Palantir Technologies Inc. (NASDAQ:PLTR) isn't just outperforming—it's pulling away. Per Benzinga’s analysis, PLTR stock has beaten the average performance of the ‘Magnificent 7’ cohort by 22.3% so far in March, putting it on track for its strongest relative outperformance since April 2025.

Source: TradingView

In a market still dominated by mega-cap tech, that kind of divergence doesn't happen quietly.

It usually means something has changed.

UK Deal Turns Momentum Into Validation

The latest catalyst may explain it. The United Kingdom deploying Palantir's AI to combat financial crime adds a layer of real-world validation that most AI names are still chasing. This isn't experimental—it's operational, government-backed adoption in a high-stakes domain.

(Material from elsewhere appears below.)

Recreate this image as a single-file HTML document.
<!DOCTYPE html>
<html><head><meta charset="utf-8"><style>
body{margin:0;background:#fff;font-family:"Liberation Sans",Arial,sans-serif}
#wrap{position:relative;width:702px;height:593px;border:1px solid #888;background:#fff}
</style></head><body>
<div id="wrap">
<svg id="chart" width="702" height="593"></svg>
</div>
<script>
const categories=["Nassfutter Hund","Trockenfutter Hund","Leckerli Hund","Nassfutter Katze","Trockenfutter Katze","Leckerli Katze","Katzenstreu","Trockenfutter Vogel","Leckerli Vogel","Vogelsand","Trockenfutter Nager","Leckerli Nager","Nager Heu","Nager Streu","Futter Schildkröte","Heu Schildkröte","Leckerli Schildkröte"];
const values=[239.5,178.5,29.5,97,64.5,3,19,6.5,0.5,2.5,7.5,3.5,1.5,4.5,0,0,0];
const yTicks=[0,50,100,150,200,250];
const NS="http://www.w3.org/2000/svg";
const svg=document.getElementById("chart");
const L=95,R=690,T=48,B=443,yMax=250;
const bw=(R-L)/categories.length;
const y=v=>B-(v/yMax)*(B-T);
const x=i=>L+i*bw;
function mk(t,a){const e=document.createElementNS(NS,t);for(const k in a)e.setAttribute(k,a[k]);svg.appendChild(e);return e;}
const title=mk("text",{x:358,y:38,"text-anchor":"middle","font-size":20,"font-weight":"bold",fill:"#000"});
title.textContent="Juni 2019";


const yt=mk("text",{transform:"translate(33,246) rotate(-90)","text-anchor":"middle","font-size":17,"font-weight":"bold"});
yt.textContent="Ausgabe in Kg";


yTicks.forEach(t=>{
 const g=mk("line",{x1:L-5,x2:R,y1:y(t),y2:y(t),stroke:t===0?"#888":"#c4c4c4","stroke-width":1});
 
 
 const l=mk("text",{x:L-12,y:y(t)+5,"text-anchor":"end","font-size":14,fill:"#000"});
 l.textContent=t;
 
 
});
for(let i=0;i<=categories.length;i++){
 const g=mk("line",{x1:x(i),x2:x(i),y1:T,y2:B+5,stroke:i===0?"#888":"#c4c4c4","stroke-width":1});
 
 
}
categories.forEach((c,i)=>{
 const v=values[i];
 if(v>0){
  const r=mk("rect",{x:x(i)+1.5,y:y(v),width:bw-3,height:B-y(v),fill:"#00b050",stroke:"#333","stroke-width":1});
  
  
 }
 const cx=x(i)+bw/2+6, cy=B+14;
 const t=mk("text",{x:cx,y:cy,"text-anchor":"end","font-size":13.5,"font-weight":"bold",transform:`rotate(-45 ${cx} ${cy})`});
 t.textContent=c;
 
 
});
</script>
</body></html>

And that distinction matters.

While much of the AI trade is still built on future potential, Palantir is increasingly showing present-day utility.

"Winning Is Contagious"

That's how analyst DA Davidson's Gil Luria framed it.

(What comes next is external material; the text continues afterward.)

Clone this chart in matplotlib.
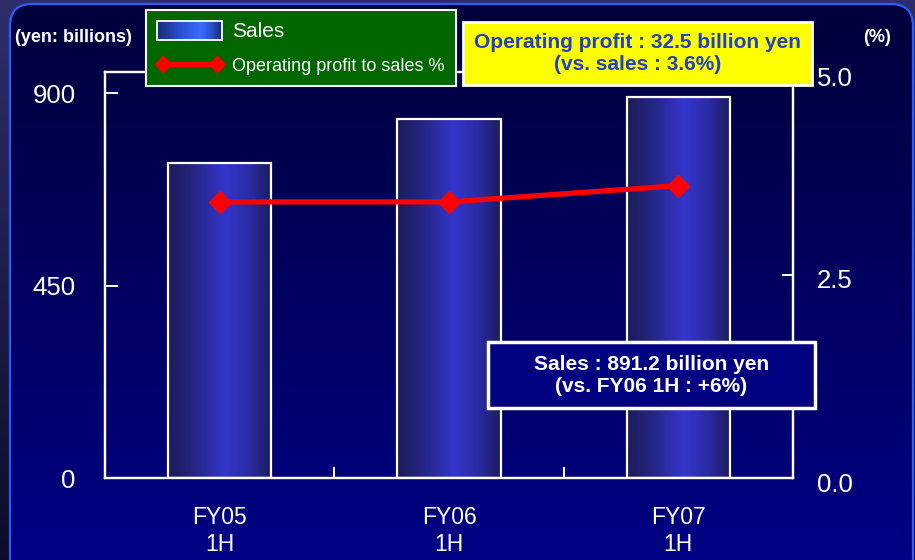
import numpy as np
import matplotlib
matplotlib.use('Agg')
import matplotlib.pyplot as plt
from matplotlib.patches import FancyBboxPatch, Rectangle, Patch
from matplotlib.lines import Line2D
from matplotlib.legend_handler import HandlerBase
from matplotlib.image import BboxImage
from matplotlib.transforms import Bbox, TransformedBbox, ScaledTranslation
from matplotlib.colors import LinearSegmentedColormap

# ---------------- data ----------------
categories = ["FY05\n1H", "FY06\n1H", "FY07\n1H"]
sales = [737, 840, 891.2]            # yen billions
op_margin = [3.4, 3.4, 3.6]          # %
left_ticks = [0, 450, 900]
right_ticks = [0.0, 2.5, 5.0]
right_tick_labels = ["0.0", "2.5", "5.0"]

plt.rcParams['font.family'] = ['Liberation Sans', 'DejaVu Sans']
TICKFONT = ['Liberation Sans', 'DejaVu Sans']

W, H = 915, 560
fig = plt.figure(figsize=(W / 100, H / 100), dpi=100)

# ---------------- background ----------------
bg = fig.add_axes([0, 0, 1, 1], zorder=-10)
bg.set_xlim(0, W)
bg.set_ylim(H, 0)
bg.axis('off')
t = np.linspace(0, 1, 256)[:, None]
outer = (1 - t)[..., None] * np.array([0.18, 0.18, 0.42]) + t[..., None] * np.array([0.05, 0.05, 0.16])
outer = np.repeat(outer, 2, axis=1)
bg.imshow(outer, extent=(0, W, H, 0), aspect='auto', interpolation='bilinear')
inner = (1 - t)[..., None] * np.array([0.0, 0.0, 0.23]) + t[..., None] * np.array([0.0, 0.0, 0.52])
inner = np.repeat(inner, 2, axis=1)
frame = FancyBboxPatch((10, 4), 903, 640, boxstyle="round,pad=0,rounding_size=22",
                       fc='none', ec='#2a5cff', lw=1.6, zorder=3)
bg.add_patch(frame)
im_in = bg.imshow(inner, extent=(0, W, H, 0), aspect='auto', interpolation='bilinear', zorder=2)
im_in.set_clip_path(frame)
bg.set_xlim(0, W)
bg.set_ylim(H, 0)

# ---------------- main axes ----------------
ax = fig.add_axes([105 / W, (H - 478) / H, 688 / W, 406 / H])
ax.set_facecolor('none')
x = np.arange(len(categories))
bar_w = 0.45
bars = ax.bar(x, sales, width=bar_w, facecolor='none', edgecolor='white', lw=1.6, zorder=3)
bar_cmap = LinearSegmentedColormap.from_list(
    'barg', [(0.0, '#1c1c5a'), (0.2, '#23237a'), (0.55, '#3535cc'), (0.8, '#2a2aa0'), (1.0, '#1c1c5a')])
for b in bars:
    im = ax.imshow(np.linspace(0, 1, 128)[None, :], cmap=bar_cmap, aspect='auto',
                   extent=(b.get_x(), b.get_x() + b.get_width(), 0, b.get_height()),
                   interpolation='bilinear', zorder=2)
    im.set_clip_path(b)
ax.set_xlim(-0.5, 2.5)
ax.set_ylim(0, 950)
ax.set_yticks(left_ticks, [str(v) for v in left_ticks])
ax.set_xticks(x, categories)
ax.set_xticks([0.5, 1.5], minor=True)
for s in ax.spines.values():
    s.set_color('white')
    s.set_linewidth(1.6)
ax.tick_params(axis='y', direction='in', length=9, width=1.4, color='white',
               labelcolor='white', pad=21, labelsize=18.5)
ax.tick_params(axis='x', which='major', length=0, labelcolor='white', pad=20, labelsize=16.5)
ax.tick_params(axis='x', which='minor', direction='in', length=8, width=1.4, color='white')
for lab in ax.get_yticklabels() + ax.get_xticklabels():
    lab.set_fontfamily(TICKFONT)
for lab in ax.get_xticklabels():
    lab.set_linespacing(1.25)

ax2 = ax.twinx()
ax2.set_ylim(0, 5.0)
ax2.plot(x, op_margin, color='#ff0000', lw=3.8, marker='D', ms=11, zorder=5)
ax2.set_yticks(right_ticks, right_tick_labels)
for s in ax2.spines.values():
    s.set_color('white')
    s.set_linewidth(1.6)
ax2.tick_params(axis='y', direction='in', length=8, width=1.4, color='white',
                labelcolor='white', pad=17, labelsize=18.5)
shift = ScaledTranslation(0, -4 / 100, fig.dpi_scale_trans)
for lab in ax2.get_yticklabels():
    lab.set_fontfamily(TICKFONT)
    lab.set_transform(lab.get_transform() + shift)

# ---------------- legend ----------------
leg_cmap = LinearSegmentedColormap.from_list(
    'legg', [(0.0, '#1a2a78'), (0.35, '#2850d0'), (0.68, '#3a6cff'), (0.85, '#2850c8'), (1.0, '#1a2a70')])


class GradHandler(HandlerBase):
    def create_artists(self, legend, orig_handle, xdescent, ydescent, width, height, fontsize, trans):
        bb = TransformedBbox(Bbox.from_bounds(-xdescent, -ydescent, width, height), trans)
        im = BboxImage(bb, cmap=leg_cmap, interpolation='bilinear')
        im.set_data(np.linspace(0, 1, 64)[None, :])
        rect = Rectangle((-xdescent, -ydescent), width, height, fc='none', ec='white', lw=1.3,
                         transform=trans)
        return [im, rect]


handles = [Patch(label='Sales'),
           Line2D([], [], color='#ff0000', lw=3.8, marker='D', ms=8, label='Operating profit to sales %')]
leg = fig.legend(handles=handles, handler_map={Patch: GradHandler()}, numpoints=2,
                 loc='upper left', bbox_to_anchor=(146 / W, 1 - 10 / H), bbox_transform=fig.transFigure,
                 facecolor='#006600', edgecolor='white', framealpha=1, fancybox=False,
                 fontsize=13, handlelength=3.6, handleheight=1.2, handletextpad=0.55,
                 labelspacing=0.85, borderpad=0.62, borderaxespad=0, labelcolor='white')
leg.get_frame().set_linewidth(1.5)
leg.get_texts()[0].set_fontsize(15)
leg.set_zorder(30)

# ---------------- overlay annotations ----------------
ov = fig.add_axes([0, 0, 1, 1], zorder=20)
ov.set_xlim(0, W)
ov.set_ylim(H, 0)
ov.axis('off')
ov.add_patch(Rectangle((463, 22), 349, 63, fc='#ffff00', ec='white', lw=2))
ov.text(637.5, 53.5, "Operating profit : 32.5 billion yen\n(vs. sales : 3.6%)", ha='center', va='center',
        color='#1f3fcf', fontsize=15, fontweight='bold', linespacing=1.2)
ov.add_patch(Rectangle((488, 342), 327, 66, fc='#000080', ec='white', lw=2.5))
ov.text(651.5, 376, "Sales : 891.2 billion yen\n(vs. FY06 1H : +6%)", ha='center', va='center',
        color='white', fontsize=15, fontweight='bold', linespacing=1.2)
ov.text(15, 37, "(yen: billions)", ha='left', va='center', color='white', fontsize=13, fontweight='bold')
ov.text(877, 37, "(%)", ha='center', va='center', color='white', fontsize=13, fontweight='bold')

fig.savefig('out.png', dpi=100, facecolor='#0a0a28')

In a recent note, Luria said Palantir is "winning so much more in the era of AI," adding that "winning is contagious." The firm went a step further, stating it has "all but given up on other public software companies being able to replicate Palantir's success."

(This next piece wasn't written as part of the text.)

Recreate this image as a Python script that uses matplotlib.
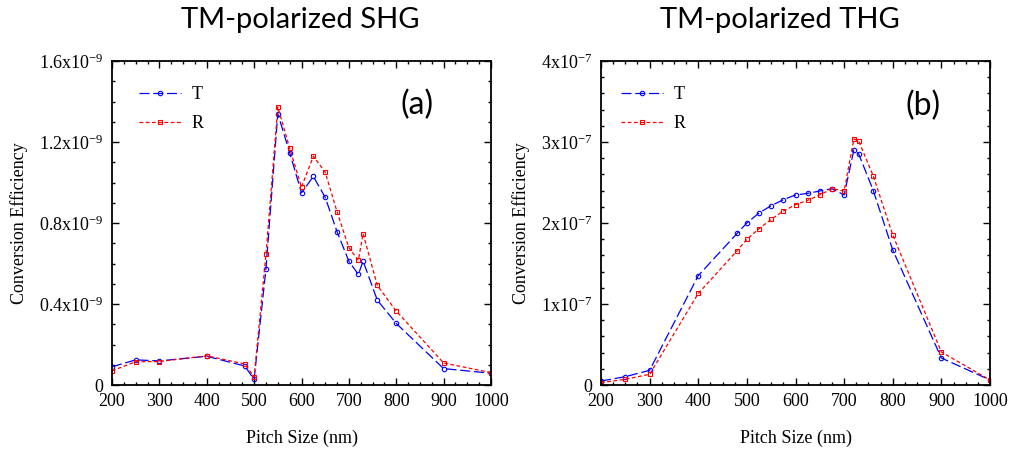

That's not just bullish—it's exclusionary.

Why The Market Is Paying Up For Palantir

Palantir's edge isn't just its tech—it's how it deploys it.

The company's model—embedding engineers, building deep partnerships, and pricing based on value delivered—allows it to start with one use case and expand across entire organizations. That creates stickiness, scale, and increasingly, separation.

It's also why even competitors are showing up as partners.

The chart above is now reflecting that shift. Beating the Magnificent 7 by over 20% in a single month suggests investors are rotating toward execution over narrative. This isn't just another AI rally—it's a repricing of who's actually delivering.

The Bigger Picture

AI winners are still being sorted out.

But right now, Palantir isn't just in the race—it's setting the pace.

And if the UK deal is any indication, this may be less about hype—and more about who's already winning.